Through their voting behaviour, Western Cape voters have made it abundantly clear that they do not endorse many of the policy and ideological positions of the South African national government, but are left utterly powerless to resist them because the voters in other South African provinces, who greatly outnumber them, hold starkly different ideological and political opinions.

In terms of seeing their democratic will enacted, for the majority of Western Cape voters, the democratic era has not offered much of an improvement over the apartheid era. It is a statistical fact that, since 1994, the majority of Western Cape voters have never been governed by the political party they voted for, and they have no foreseeable prospect of ever being governed by the party they vote for. As such, they cannot be said to have functional democracy.

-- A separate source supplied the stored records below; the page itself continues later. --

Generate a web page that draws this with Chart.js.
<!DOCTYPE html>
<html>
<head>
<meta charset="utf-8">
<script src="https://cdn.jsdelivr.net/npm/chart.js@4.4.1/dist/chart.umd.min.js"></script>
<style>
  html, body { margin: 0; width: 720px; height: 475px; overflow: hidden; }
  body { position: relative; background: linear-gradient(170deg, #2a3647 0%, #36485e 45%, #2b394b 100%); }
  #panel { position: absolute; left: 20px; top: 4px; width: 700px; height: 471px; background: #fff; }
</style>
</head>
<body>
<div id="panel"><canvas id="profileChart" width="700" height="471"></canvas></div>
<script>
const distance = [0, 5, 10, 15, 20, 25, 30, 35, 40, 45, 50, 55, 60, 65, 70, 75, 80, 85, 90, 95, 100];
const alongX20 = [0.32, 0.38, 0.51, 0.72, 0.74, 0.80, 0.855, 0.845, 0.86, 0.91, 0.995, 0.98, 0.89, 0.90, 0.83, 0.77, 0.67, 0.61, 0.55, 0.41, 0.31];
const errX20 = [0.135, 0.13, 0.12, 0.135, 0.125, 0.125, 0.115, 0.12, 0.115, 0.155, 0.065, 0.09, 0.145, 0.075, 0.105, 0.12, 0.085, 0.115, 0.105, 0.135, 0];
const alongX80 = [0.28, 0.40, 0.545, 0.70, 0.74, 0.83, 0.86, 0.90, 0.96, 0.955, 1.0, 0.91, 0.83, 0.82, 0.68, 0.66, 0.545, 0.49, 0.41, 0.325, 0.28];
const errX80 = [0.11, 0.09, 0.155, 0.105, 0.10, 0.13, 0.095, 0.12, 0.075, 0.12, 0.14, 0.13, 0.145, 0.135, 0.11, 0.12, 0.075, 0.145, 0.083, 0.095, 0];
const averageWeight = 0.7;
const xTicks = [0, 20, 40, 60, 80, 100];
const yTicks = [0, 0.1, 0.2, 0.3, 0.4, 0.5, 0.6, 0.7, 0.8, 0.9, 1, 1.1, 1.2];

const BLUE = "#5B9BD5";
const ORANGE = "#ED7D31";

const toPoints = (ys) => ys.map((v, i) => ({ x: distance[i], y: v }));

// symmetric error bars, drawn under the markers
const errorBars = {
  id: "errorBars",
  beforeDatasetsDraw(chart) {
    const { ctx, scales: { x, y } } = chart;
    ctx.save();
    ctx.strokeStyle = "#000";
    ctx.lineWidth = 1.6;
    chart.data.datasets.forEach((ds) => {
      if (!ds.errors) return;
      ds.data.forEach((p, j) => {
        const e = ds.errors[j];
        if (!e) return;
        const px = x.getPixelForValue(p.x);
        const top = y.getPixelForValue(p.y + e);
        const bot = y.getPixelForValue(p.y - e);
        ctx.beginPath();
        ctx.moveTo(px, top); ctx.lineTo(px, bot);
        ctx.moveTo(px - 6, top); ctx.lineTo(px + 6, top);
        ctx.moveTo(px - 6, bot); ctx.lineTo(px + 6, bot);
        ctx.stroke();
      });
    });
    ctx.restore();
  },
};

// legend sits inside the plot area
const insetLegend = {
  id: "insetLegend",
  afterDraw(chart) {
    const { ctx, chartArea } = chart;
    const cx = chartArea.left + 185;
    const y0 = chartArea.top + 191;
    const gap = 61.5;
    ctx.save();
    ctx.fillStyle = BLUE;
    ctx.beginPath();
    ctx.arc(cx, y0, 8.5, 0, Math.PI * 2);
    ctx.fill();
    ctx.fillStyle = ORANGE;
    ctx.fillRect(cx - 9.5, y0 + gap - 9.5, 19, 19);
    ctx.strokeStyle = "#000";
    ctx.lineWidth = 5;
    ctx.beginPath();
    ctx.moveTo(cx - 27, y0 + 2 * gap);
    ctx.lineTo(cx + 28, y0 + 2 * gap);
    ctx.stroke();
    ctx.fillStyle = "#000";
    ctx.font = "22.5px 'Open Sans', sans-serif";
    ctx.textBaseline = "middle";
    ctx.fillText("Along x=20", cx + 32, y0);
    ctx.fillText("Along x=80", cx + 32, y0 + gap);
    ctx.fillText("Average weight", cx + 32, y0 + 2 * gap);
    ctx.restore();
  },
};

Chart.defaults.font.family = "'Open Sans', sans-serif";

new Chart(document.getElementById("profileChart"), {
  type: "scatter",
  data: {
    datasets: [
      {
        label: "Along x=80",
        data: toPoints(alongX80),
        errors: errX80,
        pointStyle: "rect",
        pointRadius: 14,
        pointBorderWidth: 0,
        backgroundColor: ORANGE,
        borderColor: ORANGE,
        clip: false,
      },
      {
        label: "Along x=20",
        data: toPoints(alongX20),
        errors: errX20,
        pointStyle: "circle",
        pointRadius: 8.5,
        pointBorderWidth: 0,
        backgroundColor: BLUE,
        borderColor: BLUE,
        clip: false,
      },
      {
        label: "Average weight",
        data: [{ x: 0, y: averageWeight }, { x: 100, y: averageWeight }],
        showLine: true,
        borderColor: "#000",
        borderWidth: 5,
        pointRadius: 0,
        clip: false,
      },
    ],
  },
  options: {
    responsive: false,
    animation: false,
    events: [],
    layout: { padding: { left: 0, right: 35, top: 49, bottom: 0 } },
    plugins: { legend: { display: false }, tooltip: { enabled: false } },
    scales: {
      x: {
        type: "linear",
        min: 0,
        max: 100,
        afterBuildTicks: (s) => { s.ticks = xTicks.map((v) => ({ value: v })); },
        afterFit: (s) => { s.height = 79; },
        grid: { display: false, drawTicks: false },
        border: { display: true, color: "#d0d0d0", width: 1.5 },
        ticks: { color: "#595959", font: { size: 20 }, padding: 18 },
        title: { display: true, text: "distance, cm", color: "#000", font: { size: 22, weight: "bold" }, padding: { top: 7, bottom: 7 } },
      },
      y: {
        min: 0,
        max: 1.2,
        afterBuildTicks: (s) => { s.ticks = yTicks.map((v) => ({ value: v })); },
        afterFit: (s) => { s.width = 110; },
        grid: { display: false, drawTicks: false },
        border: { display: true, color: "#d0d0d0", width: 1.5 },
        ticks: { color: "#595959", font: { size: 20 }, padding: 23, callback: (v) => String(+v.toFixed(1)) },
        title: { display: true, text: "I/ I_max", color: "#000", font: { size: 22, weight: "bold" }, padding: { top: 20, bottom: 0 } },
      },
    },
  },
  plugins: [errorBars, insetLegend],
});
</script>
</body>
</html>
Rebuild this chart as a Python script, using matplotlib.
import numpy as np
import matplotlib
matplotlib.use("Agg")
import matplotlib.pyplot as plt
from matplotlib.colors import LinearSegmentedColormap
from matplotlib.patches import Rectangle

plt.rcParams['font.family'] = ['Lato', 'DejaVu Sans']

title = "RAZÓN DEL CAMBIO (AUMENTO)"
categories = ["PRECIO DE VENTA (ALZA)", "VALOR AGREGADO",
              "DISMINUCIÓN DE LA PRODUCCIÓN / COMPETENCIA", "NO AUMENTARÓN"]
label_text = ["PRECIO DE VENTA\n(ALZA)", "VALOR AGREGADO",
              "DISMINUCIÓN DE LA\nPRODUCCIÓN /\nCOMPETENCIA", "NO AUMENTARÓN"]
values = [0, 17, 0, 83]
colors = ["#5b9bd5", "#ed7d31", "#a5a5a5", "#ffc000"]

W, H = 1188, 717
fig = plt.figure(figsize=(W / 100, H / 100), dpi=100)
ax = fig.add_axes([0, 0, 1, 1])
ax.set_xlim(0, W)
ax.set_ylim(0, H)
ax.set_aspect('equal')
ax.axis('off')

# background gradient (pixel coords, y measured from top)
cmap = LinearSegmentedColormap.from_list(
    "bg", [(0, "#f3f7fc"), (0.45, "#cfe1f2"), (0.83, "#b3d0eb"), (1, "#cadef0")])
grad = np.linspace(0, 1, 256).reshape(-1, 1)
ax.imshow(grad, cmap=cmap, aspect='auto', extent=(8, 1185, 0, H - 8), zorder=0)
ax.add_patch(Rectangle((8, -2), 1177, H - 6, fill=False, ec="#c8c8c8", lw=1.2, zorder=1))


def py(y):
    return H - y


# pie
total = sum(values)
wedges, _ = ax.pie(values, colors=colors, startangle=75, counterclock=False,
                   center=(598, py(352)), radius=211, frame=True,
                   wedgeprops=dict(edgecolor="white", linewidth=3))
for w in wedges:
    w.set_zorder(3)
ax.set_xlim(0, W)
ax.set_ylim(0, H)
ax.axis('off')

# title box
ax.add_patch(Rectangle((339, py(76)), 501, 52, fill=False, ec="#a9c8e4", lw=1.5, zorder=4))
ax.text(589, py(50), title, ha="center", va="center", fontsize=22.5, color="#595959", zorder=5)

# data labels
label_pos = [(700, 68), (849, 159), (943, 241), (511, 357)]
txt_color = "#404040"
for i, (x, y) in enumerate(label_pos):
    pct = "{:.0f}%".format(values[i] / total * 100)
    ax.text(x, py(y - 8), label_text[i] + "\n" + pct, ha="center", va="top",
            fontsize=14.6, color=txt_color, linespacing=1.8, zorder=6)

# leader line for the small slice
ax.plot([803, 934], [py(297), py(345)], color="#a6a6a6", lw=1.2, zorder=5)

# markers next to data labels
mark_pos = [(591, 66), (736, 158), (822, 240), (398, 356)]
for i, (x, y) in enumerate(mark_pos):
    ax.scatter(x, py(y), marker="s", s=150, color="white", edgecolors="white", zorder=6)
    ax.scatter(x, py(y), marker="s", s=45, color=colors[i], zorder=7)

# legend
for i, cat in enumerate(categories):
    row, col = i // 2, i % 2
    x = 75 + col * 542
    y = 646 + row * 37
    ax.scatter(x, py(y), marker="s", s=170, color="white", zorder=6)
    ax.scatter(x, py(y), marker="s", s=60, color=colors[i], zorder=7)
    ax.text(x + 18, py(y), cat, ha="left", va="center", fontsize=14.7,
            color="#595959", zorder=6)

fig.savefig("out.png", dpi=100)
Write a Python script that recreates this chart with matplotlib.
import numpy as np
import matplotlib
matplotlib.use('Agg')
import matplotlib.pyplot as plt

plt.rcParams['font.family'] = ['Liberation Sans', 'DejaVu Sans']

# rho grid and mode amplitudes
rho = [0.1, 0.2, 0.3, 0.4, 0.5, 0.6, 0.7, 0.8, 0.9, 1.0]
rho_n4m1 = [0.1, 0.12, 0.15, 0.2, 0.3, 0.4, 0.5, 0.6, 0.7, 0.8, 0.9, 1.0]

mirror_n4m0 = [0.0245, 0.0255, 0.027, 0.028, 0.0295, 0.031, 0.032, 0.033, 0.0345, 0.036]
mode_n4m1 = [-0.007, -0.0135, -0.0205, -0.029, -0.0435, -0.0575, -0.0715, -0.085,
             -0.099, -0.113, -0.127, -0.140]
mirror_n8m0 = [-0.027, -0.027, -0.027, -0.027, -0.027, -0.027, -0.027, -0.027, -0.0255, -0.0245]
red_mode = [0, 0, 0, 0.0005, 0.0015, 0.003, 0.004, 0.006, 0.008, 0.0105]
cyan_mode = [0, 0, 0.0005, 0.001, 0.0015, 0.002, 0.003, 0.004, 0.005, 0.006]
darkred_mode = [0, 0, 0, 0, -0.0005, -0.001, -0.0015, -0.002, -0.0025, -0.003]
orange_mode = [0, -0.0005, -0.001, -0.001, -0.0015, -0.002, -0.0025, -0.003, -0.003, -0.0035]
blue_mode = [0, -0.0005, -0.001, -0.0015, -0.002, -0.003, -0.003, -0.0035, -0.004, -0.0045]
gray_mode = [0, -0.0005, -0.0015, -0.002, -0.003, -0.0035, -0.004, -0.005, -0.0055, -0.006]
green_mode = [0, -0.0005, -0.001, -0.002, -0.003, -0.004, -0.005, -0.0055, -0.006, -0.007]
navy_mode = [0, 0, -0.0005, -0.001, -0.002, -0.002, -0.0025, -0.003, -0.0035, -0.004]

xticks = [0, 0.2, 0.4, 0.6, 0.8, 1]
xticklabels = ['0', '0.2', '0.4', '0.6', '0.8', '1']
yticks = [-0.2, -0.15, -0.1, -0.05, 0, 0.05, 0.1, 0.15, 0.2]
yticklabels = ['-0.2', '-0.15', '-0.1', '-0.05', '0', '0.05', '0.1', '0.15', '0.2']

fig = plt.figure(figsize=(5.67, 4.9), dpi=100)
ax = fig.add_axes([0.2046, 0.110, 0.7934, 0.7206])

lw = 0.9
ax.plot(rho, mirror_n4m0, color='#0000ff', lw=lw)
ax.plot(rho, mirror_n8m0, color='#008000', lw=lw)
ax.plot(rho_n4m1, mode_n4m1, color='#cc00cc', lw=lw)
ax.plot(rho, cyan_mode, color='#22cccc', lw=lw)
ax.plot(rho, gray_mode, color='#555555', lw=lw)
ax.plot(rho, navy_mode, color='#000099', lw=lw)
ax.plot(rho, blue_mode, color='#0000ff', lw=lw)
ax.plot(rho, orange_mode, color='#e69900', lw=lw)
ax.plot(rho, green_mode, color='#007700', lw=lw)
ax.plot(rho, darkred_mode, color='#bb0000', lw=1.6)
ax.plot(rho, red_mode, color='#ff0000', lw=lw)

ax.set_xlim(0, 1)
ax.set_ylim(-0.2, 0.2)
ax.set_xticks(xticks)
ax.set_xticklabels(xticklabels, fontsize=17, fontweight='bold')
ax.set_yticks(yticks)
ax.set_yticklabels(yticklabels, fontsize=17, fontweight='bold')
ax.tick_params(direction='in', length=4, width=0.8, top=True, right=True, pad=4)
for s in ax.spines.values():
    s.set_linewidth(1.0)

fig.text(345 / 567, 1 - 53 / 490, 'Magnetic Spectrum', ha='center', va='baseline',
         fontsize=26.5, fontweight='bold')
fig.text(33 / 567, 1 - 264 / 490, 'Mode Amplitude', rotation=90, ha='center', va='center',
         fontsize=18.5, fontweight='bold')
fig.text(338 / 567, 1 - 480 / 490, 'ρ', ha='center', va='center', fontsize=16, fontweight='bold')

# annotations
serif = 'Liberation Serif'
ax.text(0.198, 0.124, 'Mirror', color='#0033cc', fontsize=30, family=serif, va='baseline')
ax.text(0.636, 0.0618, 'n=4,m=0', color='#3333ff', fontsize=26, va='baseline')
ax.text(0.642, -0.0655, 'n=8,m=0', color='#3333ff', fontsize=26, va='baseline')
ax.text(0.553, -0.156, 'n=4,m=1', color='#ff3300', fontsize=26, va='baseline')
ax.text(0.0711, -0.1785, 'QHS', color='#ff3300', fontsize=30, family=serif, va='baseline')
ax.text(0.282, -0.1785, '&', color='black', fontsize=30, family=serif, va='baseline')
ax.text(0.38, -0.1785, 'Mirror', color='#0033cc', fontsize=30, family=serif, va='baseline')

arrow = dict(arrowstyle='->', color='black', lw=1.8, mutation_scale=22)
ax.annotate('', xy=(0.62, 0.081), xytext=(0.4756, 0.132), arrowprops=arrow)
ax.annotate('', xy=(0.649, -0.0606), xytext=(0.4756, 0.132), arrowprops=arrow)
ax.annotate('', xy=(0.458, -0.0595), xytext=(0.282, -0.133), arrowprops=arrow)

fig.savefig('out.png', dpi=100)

One of the few glimmers of democratic hope Western Cape voters do have, is the provision of Clause 127(2)(f) of the national constitution, and 37(2)(f) of the Western Cape constitution, which allows them, at the discretion of the premier who they elected, to have their voices heard on matters which are important to them, without being drowned out by a national majority who fundamentally hold different views.

To deny Western Cape voters this constitutional right would be a very serious infringement of their political rights and freedoms, and would be a clear indication that parliament and the national government are not interested in the constitutional rights and democratic wishes of Western Cape voters.

We therefore call upon parliament to pass this bill at the earliest opportunity, and without objection.